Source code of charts
===============

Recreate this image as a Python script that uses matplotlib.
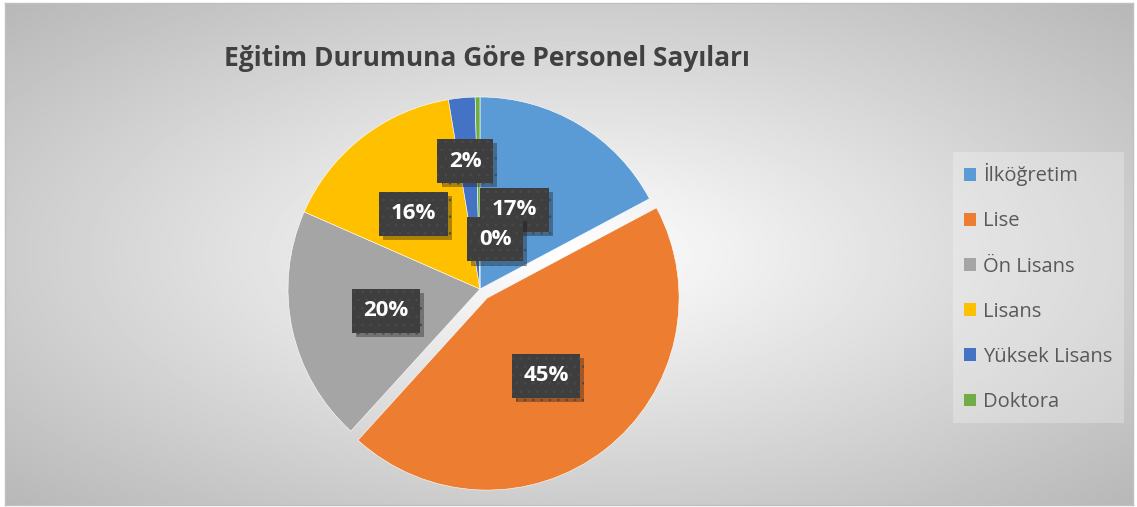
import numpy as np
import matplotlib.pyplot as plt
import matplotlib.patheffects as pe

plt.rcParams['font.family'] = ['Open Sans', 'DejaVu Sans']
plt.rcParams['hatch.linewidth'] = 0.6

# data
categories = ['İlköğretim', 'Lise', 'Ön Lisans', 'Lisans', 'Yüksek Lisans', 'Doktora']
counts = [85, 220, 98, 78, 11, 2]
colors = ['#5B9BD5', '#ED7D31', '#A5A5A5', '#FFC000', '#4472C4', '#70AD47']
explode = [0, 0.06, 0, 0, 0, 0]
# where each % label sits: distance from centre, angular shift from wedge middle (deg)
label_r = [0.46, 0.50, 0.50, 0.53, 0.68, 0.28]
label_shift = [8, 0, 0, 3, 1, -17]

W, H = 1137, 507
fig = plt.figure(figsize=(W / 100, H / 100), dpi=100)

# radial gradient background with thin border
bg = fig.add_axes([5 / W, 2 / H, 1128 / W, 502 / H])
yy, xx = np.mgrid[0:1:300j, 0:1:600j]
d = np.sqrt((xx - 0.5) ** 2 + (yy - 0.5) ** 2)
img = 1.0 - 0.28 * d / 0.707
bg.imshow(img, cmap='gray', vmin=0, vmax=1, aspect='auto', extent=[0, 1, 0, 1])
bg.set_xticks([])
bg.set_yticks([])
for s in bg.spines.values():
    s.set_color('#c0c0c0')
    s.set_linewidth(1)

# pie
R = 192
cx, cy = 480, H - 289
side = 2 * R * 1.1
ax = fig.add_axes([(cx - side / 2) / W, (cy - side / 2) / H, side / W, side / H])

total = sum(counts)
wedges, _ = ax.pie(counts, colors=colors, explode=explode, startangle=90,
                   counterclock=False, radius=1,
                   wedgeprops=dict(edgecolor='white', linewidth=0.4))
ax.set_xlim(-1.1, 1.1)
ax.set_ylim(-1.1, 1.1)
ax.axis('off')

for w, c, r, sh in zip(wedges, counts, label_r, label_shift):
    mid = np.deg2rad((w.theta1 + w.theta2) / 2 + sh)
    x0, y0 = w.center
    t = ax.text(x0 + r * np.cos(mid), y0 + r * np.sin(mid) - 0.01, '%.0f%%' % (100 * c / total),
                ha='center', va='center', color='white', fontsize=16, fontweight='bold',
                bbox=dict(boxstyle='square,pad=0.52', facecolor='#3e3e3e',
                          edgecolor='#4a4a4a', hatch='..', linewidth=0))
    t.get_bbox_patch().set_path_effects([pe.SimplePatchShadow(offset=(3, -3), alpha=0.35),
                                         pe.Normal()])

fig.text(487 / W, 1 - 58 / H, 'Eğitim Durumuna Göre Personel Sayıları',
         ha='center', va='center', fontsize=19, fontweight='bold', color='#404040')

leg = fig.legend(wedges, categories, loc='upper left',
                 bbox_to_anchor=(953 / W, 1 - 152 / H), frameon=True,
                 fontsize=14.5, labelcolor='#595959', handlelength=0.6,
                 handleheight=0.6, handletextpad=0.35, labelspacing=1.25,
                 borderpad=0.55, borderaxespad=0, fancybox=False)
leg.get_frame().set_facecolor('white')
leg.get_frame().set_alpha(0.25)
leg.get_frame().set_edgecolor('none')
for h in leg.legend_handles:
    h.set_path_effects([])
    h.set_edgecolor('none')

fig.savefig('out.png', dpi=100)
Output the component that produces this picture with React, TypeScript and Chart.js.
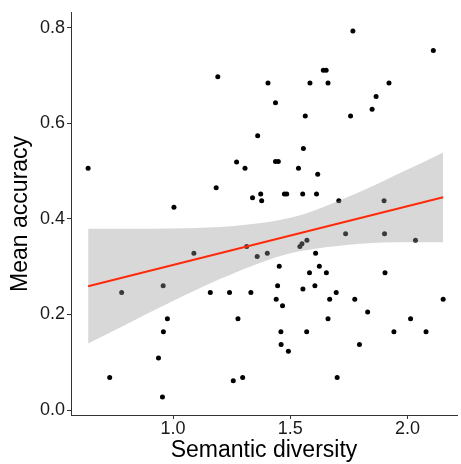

===============

Pull out every line of the records that includes the string "with".

» TASK RESPONSE:
# radial gradient background with thin border
Output the component that produces this picture with React, TypeScript and Chart.js.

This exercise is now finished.